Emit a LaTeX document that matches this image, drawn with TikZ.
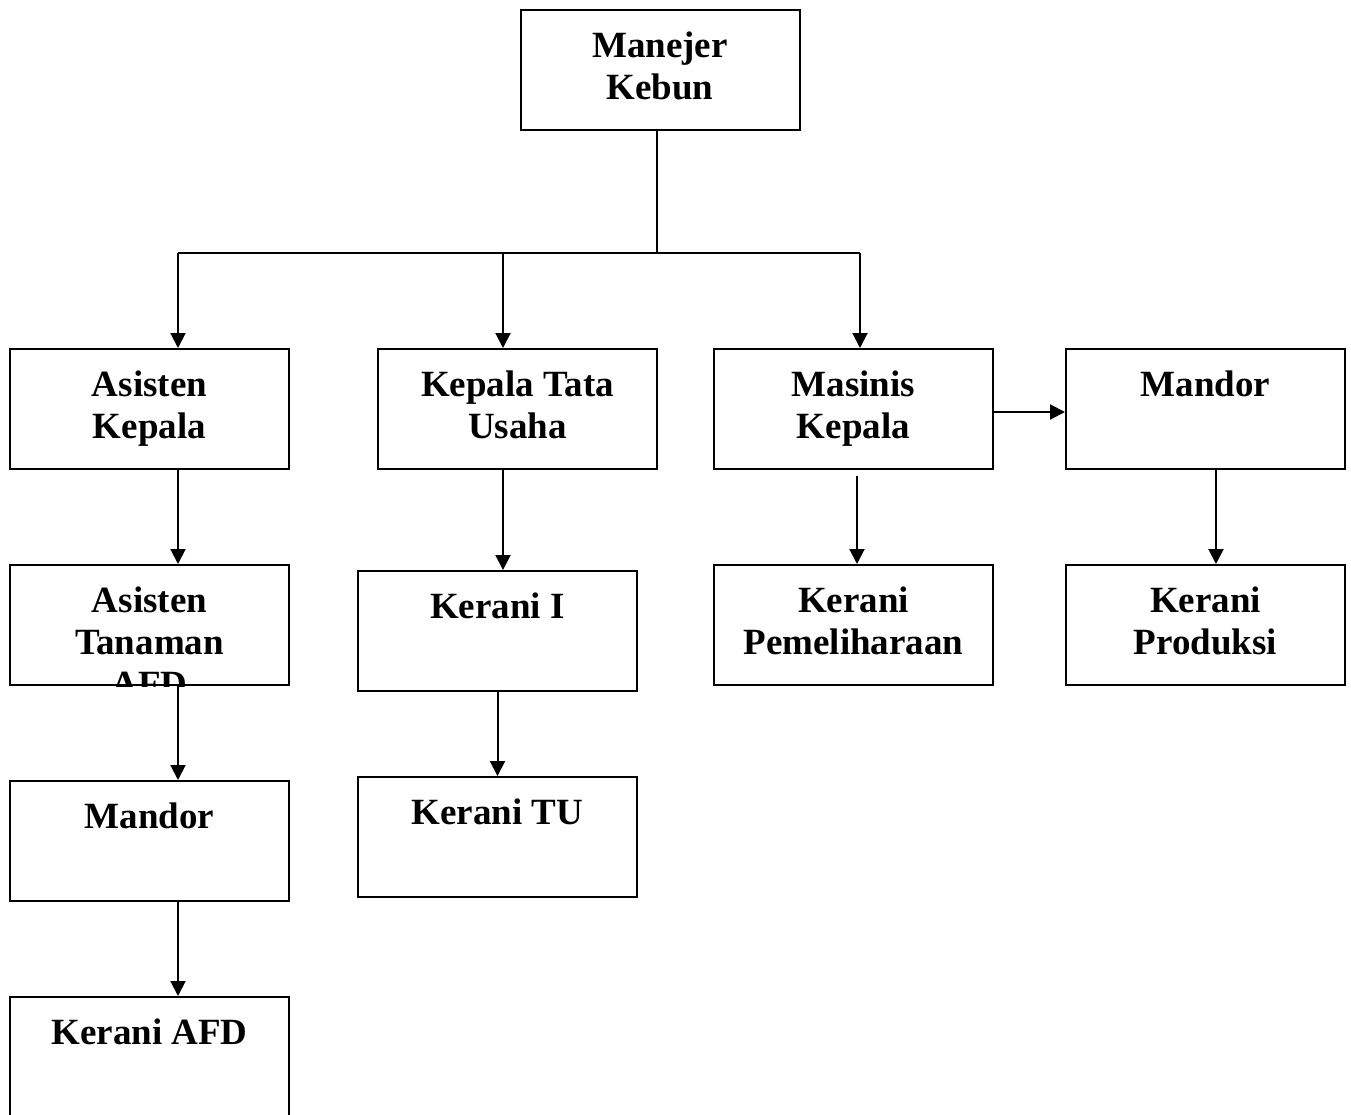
\documentclass[tikz,border=0pt]{standalone}
\usepackage{fontspec}
\setmainfont{Liberation Serif}
\usetikzlibrary{arrows.meta}
\begin{document}
\begin{tikzpicture}[x=0.5pt,y=-0.5pt,
 box/.style={draw,line width=1pt,minimum width=139.5pt,minimum height=60pt,inner sep=0pt},
 txt/.style={font=\bfseries\fontsize{18.5}{21}\selectfont,align=center,anchor=base,inner sep=0pt},
 arr/.style={line width=1pt,-{Triangle[length=7.5pt,width=7.5pt]}},
 ln/.style={line width=1pt}]
\useasboundingbox (0,0) rectangle (1351,1115);
\clip (0,0) rectangle (1351,1115);
% boxes
\node[box] (mk) at (660,70) {};
\node[box] (ak) at (149.5,409) {};
\node[box] (ktu) at (517.5,409) {};
\node[box] (mas) at (853.5,409) {};
\node[box] (mdr) at (1205.5,409) {};
\node[box] (at) at (149.5,625) {};
\node[box] (k1) at (497.5,631) {};
\node[box] (kp) at (853.5,625) {};
\node[box] (kpr) at (1205.5,625) {};
\node[box] (mdl) at (149.5,841) {};
\node[box] (ktu2) at (497.5,837) {};
\node[box] (kafd) at (149.5,1057) {};
% texts (base anchor = baseline of last line)
\node[txt] (tmk) at (660,99) {Manejer\\Kebun};
\node[txt] (tak) at (149.5,438) {Asisten\\Kepala};
\node[txt] (tktu) at (517.5,438) {Kepala Tata\\Usaha};
\node[txt] (tmas) at (853.5,438) {Masinis\\Kepala};
\node[txt] (tmdr) at (1205.5,396) {Mandor};
\node[txt] (tat) at (149.5,654) {Asisten\\Tanaman};
\begin{scope}
\clip (at.north west) rectangle (at.south east);
\node[txt] (tafd) at (149.5,696) {AFD};
\end{scope}
\node[txt] (tk1) at (497.5,618) {Kerani I};
\node[txt] (tkp) at (853.5,654) {Kerani\\Pemeliharaan};
\node[txt] (tkpr) at (1205.5,654) {Kerani\\Produksi};
\node[txt] (tmdl) at (149.5,828) {Mandor};
\node[txt] (tktu2) at (497.5,824) {Kerani TU};
\node[txt] (tkafd) at (149.5,1044) {Kerani AFD};
% connectors
\coordinate (top) at (657,253);
\coordinate (j1) at (178,253);
\coordinate (j2) at (503,253);
\coordinate (j3) at (860,253);
\draw[ln] ([xshift=-1.5pt]mk.south) -- (top);
\draw[ln] (j1) -- (j3);
\draw[arr] (j1) -- (j1 |- ak.north);
\draw[arr] (j2) -- (j2 |- ktu.north);
\draw[arr] (j3) -- (j3 |- mas.north);
\draw[arr] (ak.south -| j1) -- (at.north -| j1);
\draw[arr] (ktu.south -| j2) -- (k1.north -| j2);
\draw[arr] ([xshift=1.75pt,yshift=-3pt]mas.south) -- ([xshift=1.75pt]kp.north);
\draw[arr] ([yshift=-1.5pt]mas.east) -- ([yshift=-1.5pt]mdr.west);
\draw[arr] ([xshift=5.25pt]mdr.south) -- ([xshift=5.25pt]kpr.north);
\draw[arr] (at.south -| j1) -- (mdl.north -| j1);
\draw[arr] (k1.south) -- (ktu2.north);
\draw[arr] (mdl.south -| j1) -- (kafd.north -| j1);
\end{tikzpicture}
\end{document}
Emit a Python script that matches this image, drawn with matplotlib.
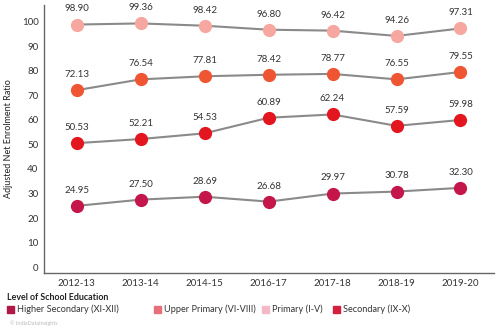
import matplotlib
matplotlib.use("Agg")
import matplotlib.pyplot as plt
from matplotlib.patches import Rectangle

plt.rcParams["font.family"] = ["Lato", "DejaVu Sans"]

years = ["2012-13", "2013-14", "2014-15", "2016-17", "2017-18", "2018-19", "2019-20"]
primary = [98.90, 99.36, 98.42, 96.80, 96.42, 94.26, 97.31]
upper_primary = [72.13, 76.54, 77.81, 78.42, 78.77, 76.55, 79.55]
secondary = [50.53, 52.21, 54.53, 60.89, 62.24, 57.59, 59.98]
higher_secondary = [24.95, 27.50, 28.69, 26.68, 29.97, 30.78, 32.30]

series = [
    (primary, "#f6a79f"),
    (upper_primary, "#ef5533"),
    (secondary, "#e3161f"),
    (higher_secondary, "#c4164a"),
]

legend_labels = ["Higher Secondary (XI-XII)", "Upper Primary (VI-VIII)",
                 "Primary (I-V)", "Secondary (IX-X)"]
legend_colors = ["#b01848", "#e8707a", "#f2b8c6", "#d4203e"]

fig = plt.figure(figsize=(4.97, 3.29), dpi=100)
ax = fig.add_axes([0.0885, 0.170, 0.905, 0.815])

x = list(range(len(years)))
for vals, col in series:
    ax.plot(x, vals, color="#8a8a8a", lw=1.5, zorder=2)
    ax.plot(x, vals, "o", color=col, ms=8.5, mec=col, zorder=3)
    for xi, v in zip(x, vals):
        ax.annotate(f"{v:.2f}", (xi, v), xytext=(0, 8), textcoords="offset points",
                    ha="center", va="bottom", fontsize=7, color="#333333")

ax.set_xlim(-0.51, 6.52)
ax.set_ylim(-2.45, 106.9)
ax.set_yticks(range(0, 101, 10))
ax.set_xticks(x)
ax.set_xticklabels(years)
ax.tick_params(length=0, labelsize=7, colors="#333333", pad=4)
for s in ["top", "right"]:
    ax.spines[s].set_visible(False)
for s in ["left", "bottom"]:
    ax.spines[s].set_color("#666666")
    ax.spines[s].set_linewidth(1.0)
ax.set_ylabel("Adjusted Net Enrolment Ratio", fontsize=6.5, color="#222222", labelpad=6)

# legend, laid out by hand like the source
W, H = 497, 329
fig.text(7 / W, 1 - 297 / H, "Level of School Education", fontsize=6.4,
         fontweight="bold", color="#222222", va="center")
for px, lab, col in zip([7, 154, 262, 333], legend_labels, legend_colors):
    fig.patches.append(Rectangle((px / W, 1 - 313 / H), 7 / W, 7 / H,
                                 transform=fig.transFigure, color=col))
    fig.text((px + 10) / W, 1 - 309.5 / H, lab, fontsize=6.6, color="#333333",
             va="center")
fig.text(10 / W, 1 - 323 / H, "© IndiaDataInsights", fontsize=4, color="#bbbbbb",
         va="center")

fig.savefig("out.png", dpi=100)
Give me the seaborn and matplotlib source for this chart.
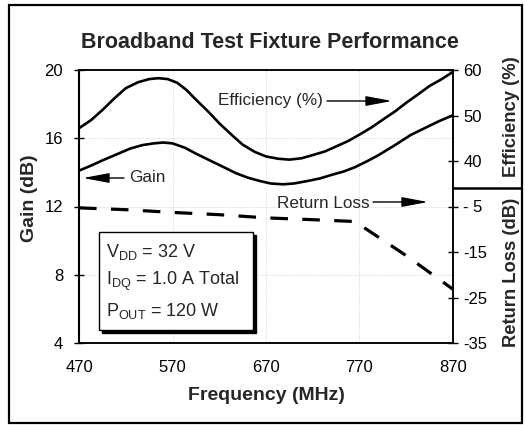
import matplotlib
matplotlib.use("Agg")
import matplotlib.pyplot as plt
import seaborn as sns
import pandas as pd
from matplotlib.patches import Rectangle

# ---- data ----
eff_freq = [470, 483, 495, 508, 520, 533, 545, 555, 565, 575, 585, 595, 608, 620, 633,
            645, 658, 670, 683, 695, 708, 720, 733, 745, 758, 770, 783, 795, 808, 820,
            833, 845, 858, 870]
eff_vals = [47.2, 49.0, 51.2, 53.8, 56.0, 57.3, 58.0, 58.2, 58.0, 57.2, 55.6, 53.5, 50.9,
            48.3, 45.8, 43.6, 42.0, 41.0, 40.5, 40.3, 40.6, 41.3, 42.1, 43.2, 44.4, 45.8,
            47.4, 49.1, 50.9, 52.8, 54.7, 56.5, 58.0, 59.6]

gain_freq = [470, 483, 495, 510, 525, 538, 550, 560, 570, 583, 595, 610, 625, 638, 650,
             663, 675, 688, 700, 715, 728, 740, 753, 765, 778, 790, 808, 825, 840, 855, 870]
gain_vals = [14.1, 14.4, 14.7, 15.05, 15.4, 15.6, 15.7, 15.75, 15.7, 15.45, 15.1, 14.7,
             14.3, 13.95, 13.7, 13.5, 13.35, 13.3, 13.35, 13.5, 13.65, 13.85, 14.05, 14.3,
             14.65, 15.0, 15.6, 16.2, 16.6, 17.0, 17.35]

rl_freq = [470, 520, 570, 620, 670, 720, 765, 820, 870]
rl_vals = [-5.3, -5.7, -6.3, -6.8, -7.5, -7.9, -8.3, -15.8, -23.2]

x_ticks = [470, 570, 670, 770, 870]
gain_ticks = [4, 8, 12, 16, 20]
eff_ticks = [40, 50, 60]
rl_ticks = [-35, -25, -15, -5]
rl_tick_labels = ["-35", "-25", "-15", "- 5"]

title = "Broadband Test Fixture Performance"
cond_lines = [r"V$_{\mathrm{DD}}$ = 32 V",
              r"I$_{\mathrm{DQ}}$ = 1.0 A Total",
              r"P$_{\mathrm{OUT}}$ = 120 W"]

# ---- style ----
sns.set_theme(style="white")
plt.rcParams["font.family"] = ["Liberation Sans", "DejaVu Sans"]
plt.rcParams["mathtext.fontset"] = "custom"
plt.rcParams["mathtext.rm"] = "Liberation Sans"
plt.rcParams["mathtext.it"] = "Liberation Sans:italic"
plt.rcParams["mathtext.bf"] = "Liberation Sans:bold"

W, H = 525, 425
fig = plt.figure(figsize=(W / 100, H / 100), dpi=100)
fig.patch.set_facecolor("white")
L, R, T, B = 79, 453, 70, 343
ax = fig.add_axes([L / W, 1 - B / H, (R - L) / W, (B - T) / H])
ax_eff = ax.twinx()
ax_rl = ax.twinx()

df_g = pd.DataFrame({"f": gain_freq, "v": gain_vals})
df_e = pd.DataFrame({"f": eff_freq, "v": eff_vals})
df_r = pd.DataFrame({"f": rl_freq, "v": rl_vals})

sns.lineplot(data=df_g, x="f", y="v", ax=ax, color="black", lw=1.9)
sns.lineplot(data=df_e, x="f", y="v", ax=ax_eff, color="black", lw=1.9)
sns.lineplot(data=df_r, x="f", y="v", ax=ax_rl, color="black", lw=2.3, dashes=False)
ax_rl.lines[0].set_dashes((5.5, 4.5))

ax.set_xlim(470, 870)
ax.set_ylim(4, 20)
ax_eff.set_ylim(0, 60)
ax_rl.set_ylim(-35, 25)

ax.set_xticks(x_ticks)
ax.set_yticks(gain_ticks)
ax_eff.set_yticks(eff_ticks)
ax_rl.set_yticks(rl_ticks)
ax_rl.set_yticklabels(rl_tick_labels)

for a in (ax, ax_eff, ax_rl):
    a.set_xlabel("")
    a.set_ylabel("")
    for s in a.spines.values():
        s.set_color("black")
        s.set_linewidth(1.1)
    a.tick_params(axis="both", direction="inout", length=7, width=1.0,
                  colors="black", labelsize=12)
ax.spines["left"].set_linewidth(1.5)
ax.tick_params(axis="x", pad=9)
ax.tick_params(axis="y", pad=8)
ax_eff.tick_params(axis="y", pad=4)
ax_rl.tick_params(axis="y", pad=4)
for side in ("right", "top", "left", "bottom"):
    ax_rl.spines[side].set_visible(False)

# faint dotted grid (as in the scan)
ax.grid(True, ls=":", lw=0.6, color="#c8c8c8")

# ---- annotations ----
def fx(px):
    return (px - L) / (R - L)

def fy(py):
    return (B - py) / (B - T)

arrow = dict(arrowstyle="-|>,head_length=1.6,head_width=0.3", lw=1.0,
             color="black", mutation_scale=10, shrinkA=0, shrinkB=0)
ax.text(fx(218), fy(100), "Efficiency (%)", transform=ax.transAxes,
        fontsize=12.3, va="center", ha="left")
ax.annotate("", xy=(fx(392), fy(101)), xytext=(fx(327), fy(101)),
            xycoords="axes fraction", textcoords="axes fraction", arrowprops=arrow)
ax.text(fx(129), fy(178), "Gain", transform=ax.transAxes,
        fontsize=12.3, va="center", ha="left")
ax.annotate("", xy=(fx(83), fy(178)), xytext=(fx(124), fy(178)),
            xycoords="axes fraction", textcoords="axes fraction", arrowprops=arrow)
ax.text(fx(277), fy(203), "Return Loss", transform=ax.transAxes,
        fontsize=12.3, va="center", ha="left")
ax.annotate("", xy=(fx(428), fy(202)), xytext=(fx(373), fy(202)),
            xycoords="axes fraction", textcoords="axes fraction", arrowprops=arrow)

# conditions box with shadow
bx0, bx1, by0, by1 = 99, 253, 232, 330
ax.add_patch(Rectangle((fx(bx0 + 3), fy(by1 + 3)), fx(bx1) - fx(bx0), fy(by0) - fy(by1),
                       transform=ax.transAxes, facecolor="black", edgecolor="black",
                       zorder=4, clip_on=False))
ax.add_patch(Rectangle((fx(bx0), fy(by1)), fx(bx1) - fx(bx0), fy(by0) - fy(by1),
                       transform=ax.transAxes, facecolor="white", edgecolor="black",
                       lw=1.0, zorder=5, clip_on=False))
for py, s in zip([252, 281, 311], cond_lines):
    ax.text(fx(106), fy(py), s, transform=ax.transAxes, fontsize=13,
            va="center", ha="left", zorder=6)

# ---- titles & axis labels ----
fig.text(270 / W, 1 - 43 / H, title, ha="center", va="center",
         fontsize=15.5, fontweight="bold")
fig.text(266 / W, 1 - 395 / H, "Frequency (MHz)", ha="center", va="center",
         fontsize=14, fontweight="bold")
fig.text(30 / W, 1 - 198 / H, "Gain (dB)", ha="center", va="center",
         fontsize=14, fontweight="bold", rotation=90)
fig.text(511 / W, 1 - 117 / H, "Efficiency (%)", ha="center", va="center",
         fontsize=13.2, fontweight="bold", rotation=90)
fig.text(511 / W, 1 - 272 / H, "Return Loss (dB)", ha="center", va="center",
         fontsize=13.2, fontweight="bold", rotation=90)

# axis break line on the right
fig.add_artist(plt.Line2D([R / W, 521 / W], [1 - 188 / H, 1 - 188 / H],
                          color="black", lw=1.8))

# outer frame
fig.add_artist(Rectangle((9 / W, 2 / H), (522 - 9) / W, (420 - 2) / H,
                         transform=fig.transFigure, fill=False,
                         edgecolor="black", lw=1.6))

fig.savefig("out.png", dpi=100, facecolor="white")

__Required work__: Which lines include the word "this"? List them all.

__Exercise response__:
Emit a LaTeX document that matches this image, drawn with TikZ.
Emit a Python script that matches this image, drawn with matplotlib.
Give me the seaborn and matplotlib source for this chart.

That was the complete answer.